Jean-Pierre Sirois-Trahan, a professor at Canada’s Laval University, has claimed to have found the only known film footage of the author, who died in 1922. Blink and you might miss him—a young man in a bowler hat descending the stairs, his head twitching from side to side like a small bird. The footage, from 1904, comes from the wedding of Élaine Greffulhe, daughter of Comtesse Élisabeth Greffulhe, whom Proust immortalized as Oriane de Guermantes in In Search of Lost Time. Proustians are ecstatic at the discovery. William Carter, a Proust biographer, told the Times, “It would be very important that we have this brief image of Proust in motion.” Luc Fraisse, director of the Review of Proustian Studies, told Le Point, “It’s moving to say to ourselves that we are the first to see Proust since his contemporaries ... even if it would be better if he was descending the steps a little less quickly!”

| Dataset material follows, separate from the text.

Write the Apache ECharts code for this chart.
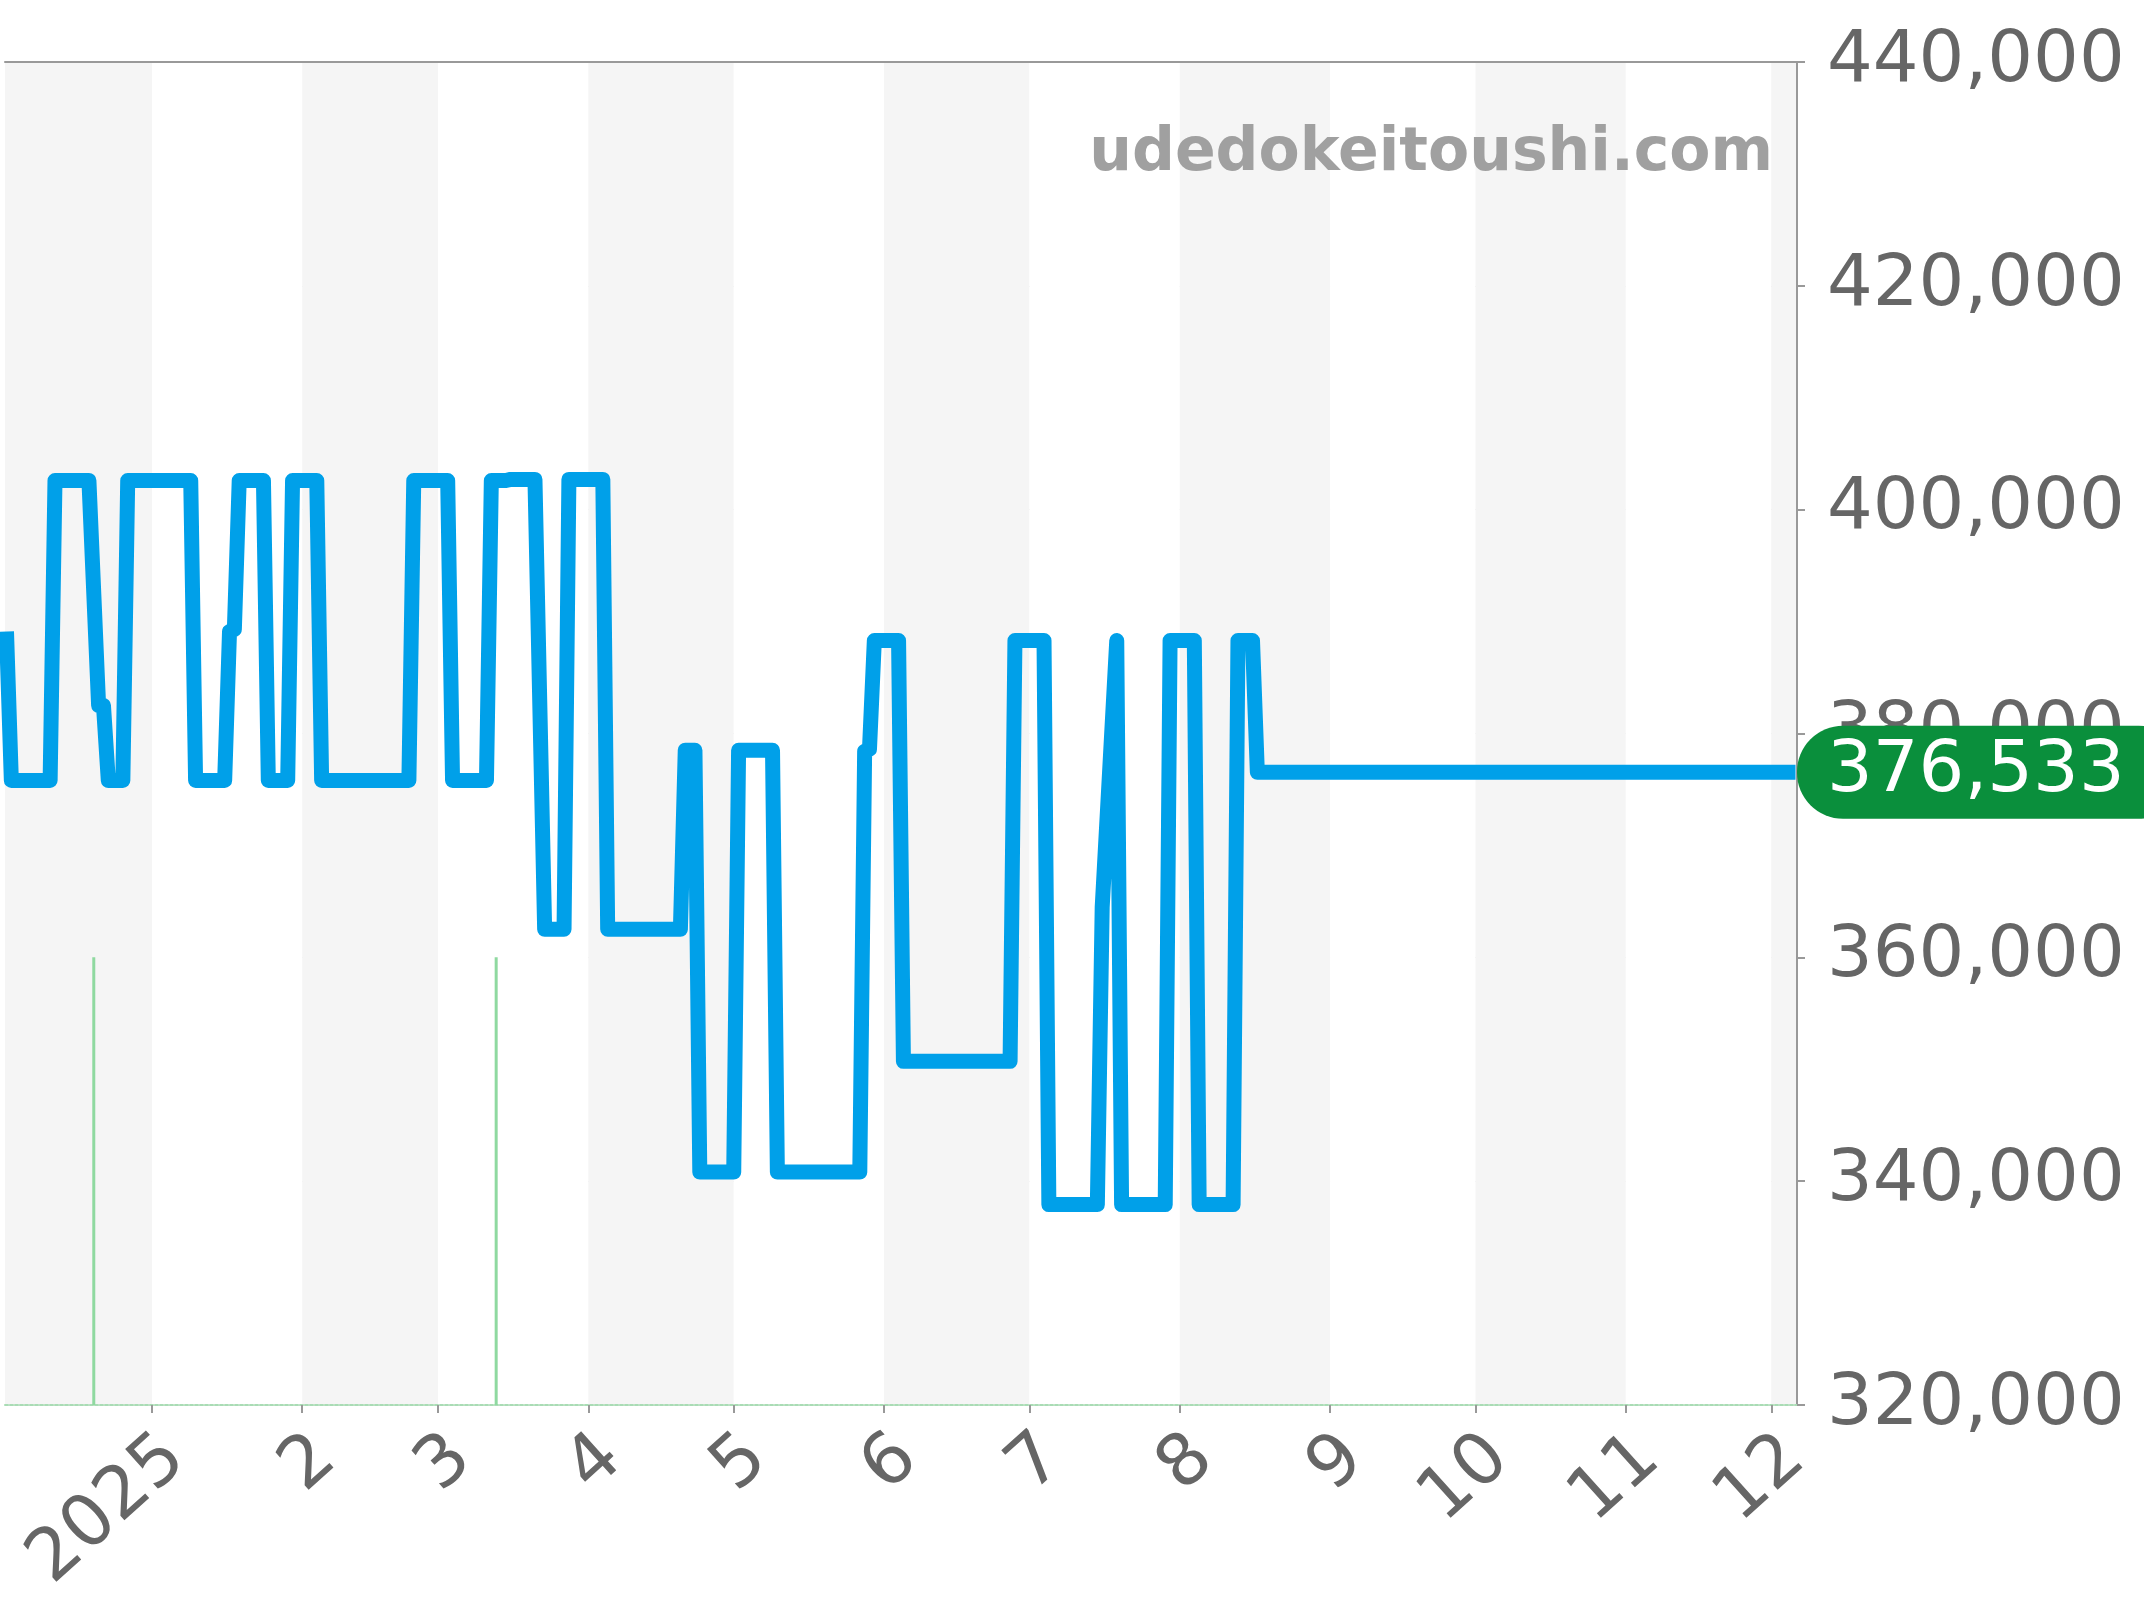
<!DOCTYPE html>
<html><head><meta charset="utf-8">
<script src="https://cdn.jsdelivr.net/npm/echarts@6/dist/echarts.min.js"></script>
<style>html,body{margin:0;padding:0;background:#fff}#c{width:2144px;height:1600px}</style>
</head><body><div id="c"></div>
<script>
// ---- data ----
const priceDates = [
  '2024-12-02','2024-12-03','2024-12-11','2024-12-12','2024-12-19','2024-12-21','2024-12-22','2024-12-23',
  '2024-12-26','2024-12-27','2025-01-09','2025-01-10','2025-01-16','2025-01-17','2025-01-18','2025-01-19',
  '2025-01-24','2025-01-25','2025-01-29','2025-01-30','2025-02-04','2025-02-05','2025-02-23','2025-02-24',
  '2025-03-03','2025-03-04','2025-03-11','2025-03-12','2025-03-15','2025-03-16','2025-03-21','2025-03-23',
  '2025-03-27','2025-03-28','2025-04-04','2025-04-05','2025-04-20','2025-04-21','2025-04-23','2025-04-24',
  '2025-05-01','2025-05-02','2025-05-09','2025-05-10','2025-05-27','2025-05-28','2025-05-29','2025-05-30',
  '2025-06-04','2025-06-05','2025-06-27','2025-06-28','2025-07-04','2025-07-05','2025-07-15','2025-07-16',
  '2025-07-19','2025-07-20','2025-07-29','2025-07-30','2025-08-04','2025-08-05','2025-08-12','2025-08-13',
  '2025-08-16','2025-08-17','2025-12-06'
];
const priceValues = [
  389100,375800,375800,402600,402600,382500,382500,375800,
  375800,402600,402600,375800,375800,389100,389300,402600,
  402600,375800,375800,402600,402600,375800,375800,402600,
  402600,375800,375800,402600,402600,402700,402700,362500,
  362500,402700,402700,362500,362500,378500,378500,340800,
  340800,378500,378500,340800,340800,378400,378600,388300,
  388300,350700,350700,388300,388300,337900,337900,364500,
  388300,337900,337900,388300,388300,337900,337900,388300,
  388300,376533,376533
];
const barDates = ['2024-12-20', '2025-03-13'];
const barValues = [360000, 360000];
const monthLabels = ['2025','2','3','4','5','6','7','8','9','10','11','12'];
const yMin = 320000, yMax = 440000, yStep = 20000;
const lastPrice = priceValues[priceValues.length - 1];
const watermark = 'udedokeitoushi.com';

// ---- chart ----
const FONT = 'DejaVu Sans';
const chart = echarts.init(document.getElementById('c'), null, {renderer: 'canvas'});
const lineData = priceDates.map((d, i) => [d, priceValues[i]]);
const barData = barDates.map((d, i) => [d, barValues[i]]);
const xMin = echarts.time.parse(priceDates[0]).getTime();
const xMax = echarts.time.parse(priceDates[priceDates.length - 1]).getTime();
const fmt = v => String(v).replace(/\B(?=(\d{3})+(?!\d))/g, ',');

chart.setOption({
  animation: false,
  backgroundColor: '#ffffff',
  grid: {left: 5, right: 347, top: 62, bottom: 194, containLabel: false},
  xAxis: [{
    type: 'time', min: xMin, max: xMax,
    minInterval: 28 * 86400000, maxInterval: 31 * 86400000,
    axisLine: {show: true, onZero: false, lineStyle: {color: '#a9dcb4', width: 2, type: [3, 2]}},
    axisTick: {show: true, length: 8, lineStyle: {color: '#999999', width: 2}},
    axisLabel: {
      show: true, rotate: 42, margin: 17, verticalAlign: 'top',
      color: '#666666', fontSize: 72, fontFamily: FONT,
      formatter: function (val) {
        const d = new Date(val);
        if (d.getDate() !== 1) return '';
        return monthLabels[d.getMonth()];
      }
    },
    splitLine: {show: false},
    splitArea: {show: true, areaStyle: {color: ['#f5f5f5', '#ffffff']}}
  }, {
    type: 'time', position: 'top', min: xMin, max: xMax,
    axisLine: {show: true, lineStyle: {color: '#999999', width: 2}},
    axisTick: {show: false}, axisLabel: {show: false},
    splitLine: {show: false}, splitArea: {show: false}
  }],
  yAxis: {
    type: 'value', position: 'right', min: yMin, max: yMax, interval: yStep,
    axisLine: {show: true, lineStyle: {color: '#999999', width: 2}},
    axisTick: {show: true, length: 8, lineStyle: {color: '#999999', width: 2}},
    axisLabel: {show: true, margin: 30, color: '#666666', fontSize: 72, fontFamily: FONT,
      padding: [11, 0, 0, 0], formatter: fmt},
    splitLine: {show: true, lineStyle: {color: '#e6e6e6', width: 1}}
  },
  graphic: [{
    type: 'text', x: 1773, y: 154, z: 10, silent: true,
    style: {text: watermark, align: 'right', verticalAlign: 'middle',
      fontSize: 60, fontWeight: 'bold', fontFamily: FONT, fill: '#a0a0a0'}
  }],
  series: [{
    type: 'bar', name: 'mark', data: barData, barWidth: 3,
    itemStyle: {color: '#8fd9a0'}, z: 1, silent: true
  }, {
    type: 'line', name: 'price', data: lineData,
    showSymbol: false, symbol: 'none',
    lineStyle: {color: '#00a0e9', width: 15, join: 'round', cap: 'butt'},
    z: 3,
    markLine: {
      silent: true, symbol: ['none', 'none'], animation: false,
      lineStyle: {color: 'rgba(0,0,0,0)', width: 0, type: 'solid'},
      label: {
        show: true, position: 'end', distance: 0,
        formatter: () => fmt(lastPrice),
        color: '#ffffff', fontSize: 72, fontFamily: FONT, lineHeight: 72,
        backgroundColor: '#0a8f3c', borderRadius: 46, padding: [11, 60, 10, 30]
      },
      data: [{yAxis: lastPrice}]
    }
  }]
});
</script>
</body></html>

Proust at the time had not begun the monumental work that would establish his place in the literary firmament. A year earlier he had published a translation of Ruskin’s The Bible of Amiens, an important step in developing his own writing style, but to the rest of the world he was a “frivolous social snob,” as William Gass once put it. He was a sickening flatterer when it came to the nobility, and his obsequiousness reached full fever in the rarefied company of the Comtesse Grefullhe, “every snob’s highest goal,” as Benjamin Taylor wrote in Proust: The Search. “Beyond Élisabeth Greffulhe there was simply nowhere to climb.” As Proust once gushed to Robert de Montesquiou, the inspiration for the Baron de Charlus, “I have never met such a beautiful woman.”
If the man in this grainy footage is indeed Proust, then what we are seeing isn’t the acknowledged genius famously captured on his deathbed by Man Ray in 1922. This is the ladder-climber, the hanger-on, the courtier, though he possessed a deeply felt ambition that would one day justify the intense superficiality of his existence as a young man. When his head flits to the side, is he seeking a famous face in the crowd? Or is he absorbing the scene and the people, reserving what he sees for his great purpose, part of that mysterious transformation that will elevate all this pettiness into something improbably noble? This could be Proust, yes, in the flesh; but what Proust teaches us is that life is like this footage—unremarkable, disorderly, finished in a flash—and that its essence is regained elsewhere.